Landscaping Products delivered a £600,000 profit from £266m revenue. Building products made a £13m operating profit on £172m revenue. Roofing products made a £50m operating profit on £194m revenue, with a drop in sales of Marely tiles offset by growth in panel sales by Viridian Solar.

While 2% overall growth for the group is less than half 2025’s RPI rate of 4.1%, it was sufficient for new chief executive Simon Bourne to assert that the plans were working.

And even though pre-tax profit was down by 55% at £17.7m (2024: £39.4m), he could at least say that it was in line with expectations.

Bourne, previously chief commercial officer, was appointed interim chief executive at the end of November 2025 when Matt Pullen was pushed out after less than two years in post. Bourne was then given the job on a permanent basis seven weeks later.

However, given the state of the market, no significant growth is expected this year either in either revenue or adjusted profits.

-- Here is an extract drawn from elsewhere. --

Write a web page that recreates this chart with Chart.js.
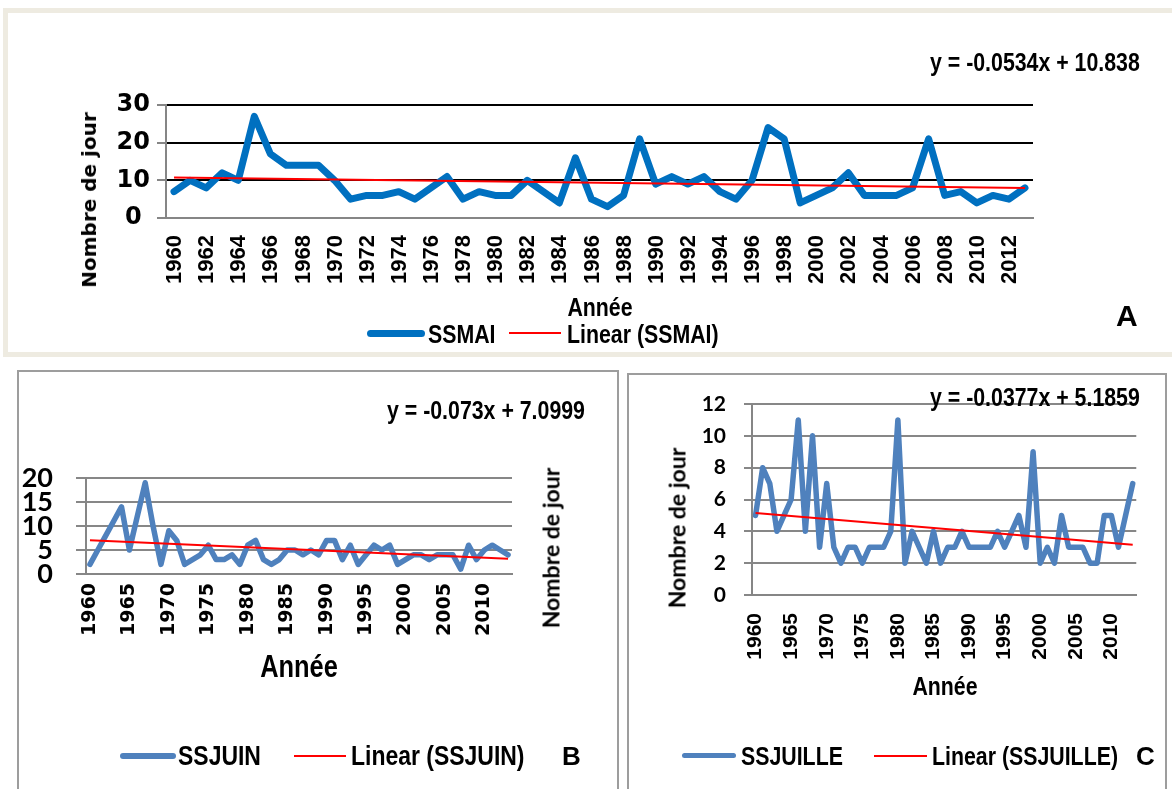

Bourne said: "We have acted decisively to strengthen Marshalls' foundations as part of our 'Transform and Grow' strategy. These actions have resulted in a sharper focus on execution with greater emphasis on delivery and commercial discipline alongside more value-driven activity across the business.  We are not simply waiting for a cyclical recovery.  As a result, the business has returned to revenue growth while adjusted profit before tax was in line with the guidance set out in July last year.

“In Landscaping Products, we have made significant progress on our near-term improvement plan and put the building blocks in place to support a material increase in operating margins. In Roofing and Building Products, we have continued to position the business to capture regulatory and infrastructure-led demand.

“Our strategic direction remains unchanged, and our immediate focus is on executing against our plan with greater discipline, in order to deliver sustainable, profitable growth over the medium term."